Tool #4: Canvas Branching
Canvas, Braze’s customer journey management tool makes it easy to create a highly-relevant user experience by allowing brands to build out branching messaging flows that can provide different outreach for different customers based on their preferences and behavior. But while these branches are a great way to adjust and customize what communications a given user sees, they can also be used to manage the prioritization of messages within a flow.
Normally, Braze recommends that brands have mutually exclusively logic across the branches within a Canvas; that is, the filters on each branch should mean that users can only follow one (and exactly one) branch, and all conditions are covered. For instance, a user would only ever receive one of the branches A, B, or C, because the logic for each is mutually exclusive.
However, if the logic does overlap, a user could qualify for more than one step—and the result will be unpredictable.
Under these circumstances, if a particular user qualifies for multiple messages, you can force Braze to choose one before the other (and therefore prioritize) simply by adding a slight delay to steps associated with lower-priority messages.

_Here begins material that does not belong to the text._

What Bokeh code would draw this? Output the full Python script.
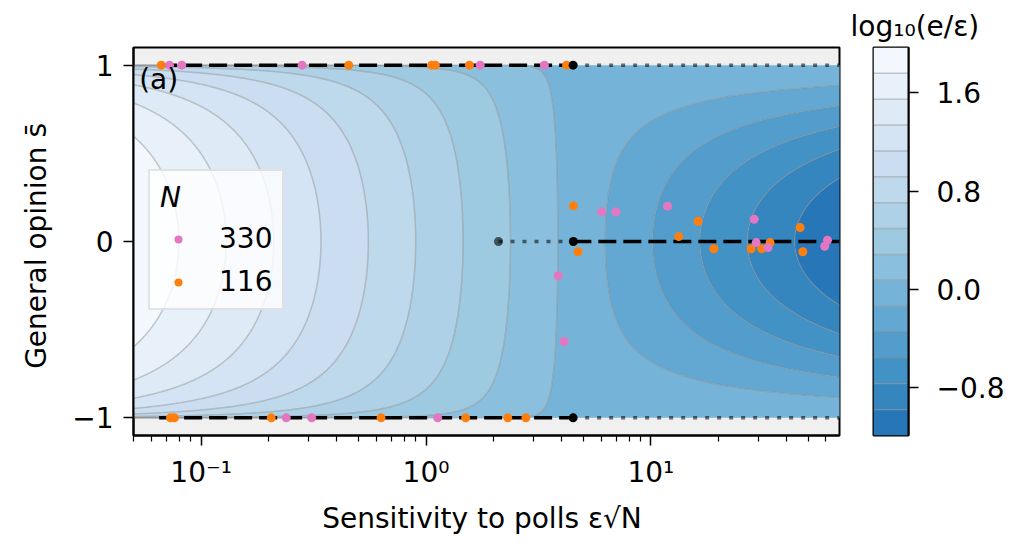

In the example above, a user who would otherwise qualify for all three steps will actually receive Step B every single time. It won’t be the right choice for every situation where you’re looking to manage prioritization, but it can be an effective way to give yourself more control over the way that messaging is served up to your users.

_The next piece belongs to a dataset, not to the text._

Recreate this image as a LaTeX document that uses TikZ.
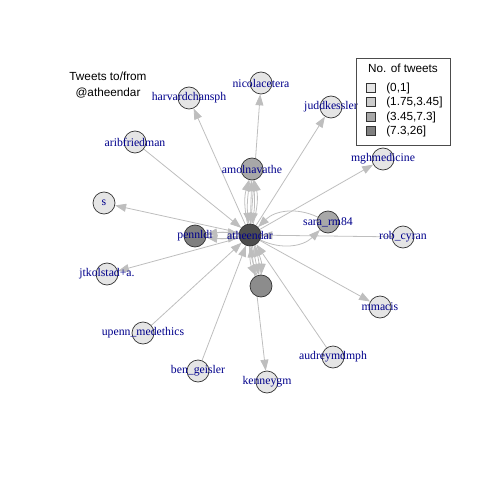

When it comes to message prioritization, the world has changed. Brands that embrace that future by transitioning to a strategy built around triggered messaging can stop worrying about “prioritization” as it’s traditionally defined and focus on ensuring that the experiences they’re serving up are are valuable and impactful as possible. For everyone else, the best way to approach message prioritization is to leverage tools like Connected Content and Braze Canvas to give yourself more control over which messages arrive, when.